Simon Burnton 

Football League clubs fear eclipse under Premier League player plans

The Football League and Football Association back the elite player performance programme but its implementation could hurt smaller clubs
  
  

Chelsea's Cobham academy
The academies of the bigger Premier League clubs, such as Chelsea, are set to benefit from proposed new regulations. Photograph: Darren Walsh/Chelsea FC via Getty Images Photograph: Darren Walsh/Chelsea FC via Getty Images

After England's poor showing at the 2010 World Cup Alex Horne, the Football Association's newly appointed general secretary, was tasked with looking into why the nation has failed, despite the unrivalled success of the Premier League, to reliably produce players of international quality. In January he announced 25 proposals to improve the prospects of the national side, a list designed to tally with the Premier League's own plan, which was unveiled the following month.

A key issue, both bodies agreed, was the lack of time clubs have under current regulations to work with youngsters. When the Premier League published its elite player performance plan, it compared the time its clubs typically spend with players not just with their counterparts in Spain, France and Holland – where children typically receive at least 10 hours' coaching per week, around double the English average – but with this country's elite swimmers (15 hours), musicians (pupils at the Yehudi Menuhin Music School receive about 20 hours of tuition each week) and ballet dancers (25 hours per week).

"We are only allowed to coach [schoolboys] for an hour and a half [a day]," said the Manchester United manager, Sir Alex Ferguson, in May. "Barcelona can coach every hour of the day if they want and that's a great advantage they have got. We hope that, in years to come, we have more time with young players, to teach them the basics, the technical ability, and to have the confidence to take the ball all the time."

The EPPP, which is to be voted on by the 72 League clubs on Thursday, will solve that problem, at least for Manchester United. As a category one academy, the time they spend with players would no longer be restricted, and neither would the choice of players – rules preventing signing young players living more than 90 minutes' travelling time away would be lifted. So clubs would be free to set up boarding schools for the best young talent they could find, regardless of where they came from.

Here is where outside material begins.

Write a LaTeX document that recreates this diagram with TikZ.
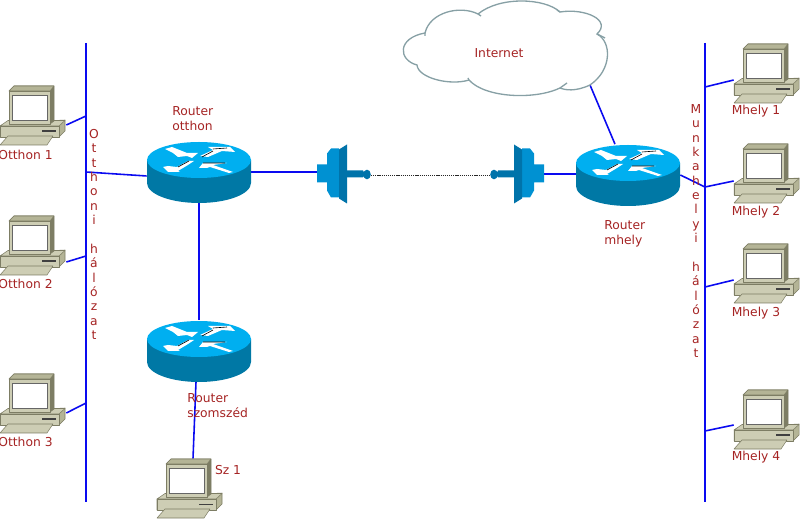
\documentclass[tikz,border=0pt]{standalone}
\usepackage{fontspec}
\setmainfont{DejaVu Sans}
\usetikzlibrary{calc}
\definecolor{netblue}{RGB}{10,10,240}
\definecolor{labelred}{RGB}{165,35,35}
\definecolor{pclight}{RGB}{205,205,180}
\definecolor{pcmid}{RGB}{180,180,150}
\definecolor{pcdark}{RGB}{125,125,100}
\definecolor{routertop}{RGB}{0,175,240}
\definecolor{routerside}{RGB}{0,120,165}
\definecolor{dishlight}{RGB}{0,145,210}
\definecolor{dishdark}{RGB}{0,115,170}
\definecolor{cloudline}{RGB}{135,160,165}
\tikzset{
  x=0.02cm,y=-0.02cm,
  netline/.style={draw=netblue,line width=0.9pt},
  netlabel/.style={text=labelred,font=\fontsize{7}{8.5}\selectfont,inner sep=0pt,align=left},
  busletters/.style={text=labelred,font=\fontsize{7}{8.18}\selectfont,inner sep=0pt,align=center},
  pcbox/.style={minimum width=1.32cm,minimum height=1.2cm,inner sep=0pt},
  routerbox/.style={minimum width=2.08cm,minimum height=1.22cm,inner sep=0pt},
  dishbox/.style={minimum width=0.2cm,minimum height=0.34cm,inner sep=0pt},
  pcpart/.style={draw=pcdark,line width=0.3pt,line join=round},
  pcico/.pic={
    % base
    \path[pcpart,fill=pcmid] (-27,37) -- (-33,40) -- (-33,51) -- (26,51) -- (32,45) -- (32,34) -- cycle;
    \path[pcpart,fill=pclight] (-33,40) -- (-25,34.5) -- (32,34.5) -- (26,40) -- cycle;
    \path[pcpart,fill=pclight] (-33,40) rectangle (26,51);
    \fill[black!75] (9,44.5) rectangle (23,46);
    % keyboard
    \path[pcpart,fill=pclight] (-25,50) -- (20,50) -- (14,59) -- (-33,59) -- cycle;
    % monitor
    \path[pcpart,fill=pcdark] (-24,5) -- (-19,0) -- (21,0) -- (21,35) -- (17,38) -- (17,5) -- cycle;
    \path[pcpart,fill=pcmid] (-24,5) -- (-19,0) -- (21,0) -- (17,5) -- cycle;
    \path[pcpart,fill=pclight] (-24,5) rectangle (17,38);
    \path[draw=black!60,line width=0.3pt,fill=white] (-20.5,9) rectangle (14,34.5);
  },
  routerico/.pic={
    \fill[routerside] (-52,-12) -- (-52,11) arc[start angle=180,end angle=0,x radius=52,y radius=20] -- (52,-12) -- cycle;
    \fill[routertop] (0,-12) ellipse[x radius=52,y radius=18];
    % arrows
    \fill[white] (-34,-23) -- (-27,-25) -- (-12,-19) -- (-1,-19) -- (-7,-14) -- (-12,-16) -- (-21,-15) -- (-26,-19) -- cycle;
    \fill[white] (1,-16) -- (14,-22) -- (9,-25) -- (31,-25) -- (36,-20) -- (23,-21) -- (9,-15) -- cycle;
    \fill[white] (-36,-5) -- (-31,-6) -- (-22,-5) -- (-11,-11) -- (-5,-11) -- (-11,-7) -- (-21,-1) -- (-19,0) -- (-31,0) -- cycle;
    \fill[white] (0,-4) -- (4,-9) -- (28,-9) -- (14,-7) -- (34,0) -- (30,1) -- (11,-5) -- (8,-4) -- cycle;
    \draw[black,line width=0.35pt] (3,-15) -- (14,-21) (14,-23) -- (28,-24) (-21,-5) -- (-10,-11) (4,-9) -- (26,-9);
  },
  dishico/.pic={
    \fill[dishlight] (-51,-9) -- (-41,-9) -- (-41,-20) -- (-37,-25) -- (-29,-25) -- (-29,24) -- (-37,24) -- (-41,17) -- (-41,9) -- (-51,9) -- cycle;
    \fill[dishdark] (-29,-24) -- (-21,-29) -- (-21,30) -- (-29,25) -- cycle;
    \fill[dishdark] (-21,-3) -- (-5,-3) -- (-3,1) -- (-5,4) -- (-21,4) -- cycle;
    \fill[dishdark] (-1,1) ellipse[x radius=3.8,y radius=4.8];
  },
}
\begin{document}
\begin{tikzpicture}
  \useasboundingbox (0,0) rectangle (800,519);
  % hosts
  \node[pcbox] (otthona) at (33,116) {};
  \node[pcbox] (otthonb) at (33,246) {};
  \node[pcbox] (otthonc) at (33,404) {};
  \node[pcbox] (szomszed) at (190,489) {};
  \node[pcbox] (mhelya) at (767,74) {};
  \node[pcbox] (mhelyb) at (767,174) {};
  \node[pcbox] (mhelyc) at (767,274) {};
  \node[pcbox] (mhelyd) at (767,420) {};
  % routers
  \node[routerbox] (routerotthon) at (199,172) {};
  \node[routerbox] (routerszomszed) at (199,351) {};
  \node[routerbox] (routermhely) at (628,175) {};
  % antennas
  \node[dishbox] (dishleft) at (322,172) {};
  \node[dishbox] (dishright) at (539,174) {};
  \coordinate (beamleft) at (371,175.7);
  \coordinate (beamright) at (490,175.7);
  % buses
  \coordinate (busotthontop) at (86,43);
  \coordinate (busotthonbot) at (86,502);
  \coordinate (busmhelytop) at (705,43);
  \coordinate (busmhelybot) at (705,502);
  \coordinate (tapoa) at (86,116);
  \coordinate (tapob) at (86,256);
  \coordinate (tapoc) at (86,403);
  \coordinate (taprouter) at (86,172);
  \coordinate (tapma) at (705,87);
  \coordinate (tapmb) at (705,187);
  \coordinate (tapmc) at (705,287);
  \coordinate (tapmd) at (705,431);
  \coordinate (cloudtail) at (590,85);
  % connectors
  \draw[netline] (busotthontop) -- (busotthonbot);
  \draw[netline] (busmhelytop) -- (busmhelybot);
  \draw[netline] ($(otthona.east)+(0,9)$) -- (tapoa);
  \draw[netline] ($(otthonb.east)+(0,16)$) -- (tapob);
  \draw[netline] ($(otthonc.east)+(0,9)$) -- (tapoc);
  \draw[netline] ($(routerotthon.west)+(0,4)$) -- (taprouter);
  \draw[netline] (routerotthon.east) -- (dishleft.west);
  \draw[netline] (dishright.east) -- ($(routermhely.west)+(0,-1)$);
  \draw[netline] (routerotthon.south) -- (routerszomszed.north);
  \draw[netline] ($(routerszomszed.south)+(-3,0)$) -- ($(szomszed.north)+(3,0)$);
  \draw[netline] (cloudtail) -- ($(routermhely.north)+(-13,0)$);
  \draw[netline] (routermhely.east) -- (tapmb);
  \draw[netline] (tapma) -- ($(mhelya.west)+(0,6)$);
  \draw[netline] (tapmb) -- ($(mhelyb.west)+(0,7)$);
  \draw[netline] (tapmc) -- ($(mhelyc.west)+(0,6)$);
  \draw[netline] (tapmd) -- ($(mhelyd.west)+(0,5)$);
  \draw[black!85,line width=0.8pt,dash pattern=on 0.7pt off 0.5pt] (beamleft) -- (beamright);
  % icons
  \foreach \n in {otthona,otthonb,otthonc,szomszed,mhelya,mhelyb,mhelyc,mhelyd}
    \pic at ($(\n.center)+(0,-30)$) {pcico};
  \foreach \n in {routerotthon,routerszomszed,routermhely}
    \pic at (\n.center) {routerico};
  \pic at (368,173.5) {dishico};
  \pic[xscale=-1] at (493,173.5) {dishico};
  % cloud
  \draw[draw=cloudline,line width=0.75pt,fill=white]
    (425,33) .. controls (430,12) and (460,5) .. (478,14)
    .. controls (500,-4) and (545,-2) .. (560,12)
    .. controls (585,8) and (612,20) .. (597,34)
    .. controls (612,42) and (612,70) .. (590,85)
    .. controls (575,92) and (565,90) .. (560,88)
    .. controls (535,100) and (485,98) .. (469,80)
    .. controls (450,86) and (418,78) .. (417,65)
    .. controls (398,60) and (397,38) .. (425,33) -- cycle;
  \draw[draw=cloudline,line width=0.75pt]
    (478,14) -- (481,16) (560,12) -- (557,10) (597,34) -- (605,38)
    (560,88) -- (567,83) (469,80) -- (468,78) (425,33) -- (425,36);
  % labels
  \node[netlabel] (lblinternet) at (499,53) {Internet};
  \node[netlabel] at (25.5,155) {Otthon 1};
  \node[netlabel] at (25.5,284) {Otthon 2};
  \node[netlabel] at (25.5,442) {Otthon 3};
  \node[netlabel] at (228,470) {Sz 1};
  \node[netlabel] at (756,111) {Mhely 1};
  \node[netlabel] at (756,212) {Mhely 2};
  \node[netlabel] at (756,313) {Mhely 3};
  \node[netlabel] at (756,457) {Mhely 4};
  \node[netlabel,anchor=west] at (172,119) {Router\\otthon};
  \node[netlabel,anchor=west] at (187,406) {Router\\szomszéd};
  \node[netlabel,anchor=west] at (604,234) {Router\\mhely};
  \node[busletters,anchor=north] at (94,129) {O\\t\\t\\h\\o\\n\\i\\ \\h\\á\\l\\ó\\z\\a\\t};
  \node[busletters,anchor=north] at (696,104) {M\\u\\n\\k\\a\\h\\e\\l\\y\\i\\ \\h\\á\\l\\ó\\z\\a\\t};
\end{tikzpicture}
\end{document}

That this would benefit the biggest clubs – and hopefully the England manager – appears obvious. But, speaking to the Culture, Media and Sport select committee earlier this year, the Football League chairman, Greg Clarke, said he was "frightened by the unintended consequences" of the EPPP. "Of course the top clubs will have an advantage, I accept that. But I would not want to see them … abuse it by undermining the economics of the smaller clubs. I think that would be bad for English football."

Though the EPPP will affect every league club, it was drawn up by members and employees of the Premier League. Just six teams were represented in discussions, among them Arsenal, Manchester United and Chelsea. One academy director told the Guardian this week: "I think there's good things in the document. They want to improve coaches and spend more hours with the kids, and I think all of that makes sense. But they want all the best kids to be trained with the best clubs and in the best facilities, and this is going to see the end of some smaller clubs."

The key concern is the proposed scrapping of the football tribunal. Instead a set of payments would put a value on each year a player has spent at a club's academy. This would see initial fees significantly reduced, compared with those agreed under the existing system. Further payments would be triggered should the player take part in first-team football at the buying club; the selling club would also receive a percentage of future transfer fees.

Though the Premier League's latest offer is significantly more generous than its first, Clarke's concerns are echoed by many academies. But with the Premier League withholding money from Football League clubs until they accept the plan, and having made it clear that it will not improve its offer, the Football League board has recommended clubs vote in favour. The FA has endorsed the EPPP.

"The FA has been in consistent dialogue with the leagues regarding the proposals for future elite player development," a spokesman said.

"The FA is fully supportive of the plan and any improvements to the player development system."

In order to reach category one status, a club's academy must have an annual budget of more than £2.3m and at least 18 full-time employees, as well as excellent facilities – a set-up which most clubs outside the Premier League, and several within it, would be unable to support. Academies will also be judged on previous success, using criteria decided by the Premier League.

Many clubs have complained that, according to these criteria, the most successful recent graduates from English academies are a Catalan, Cesc Fábregas, and a German, Robert Huth, who were signed from foreign clubs at the age of 16. "Chelsea haven't brought anyone through into their first team since John Terry," one academy director told The Guardian. "They wouldn't score very highly, but they do if you start saying Robert Huth is home-grown. It can't be right."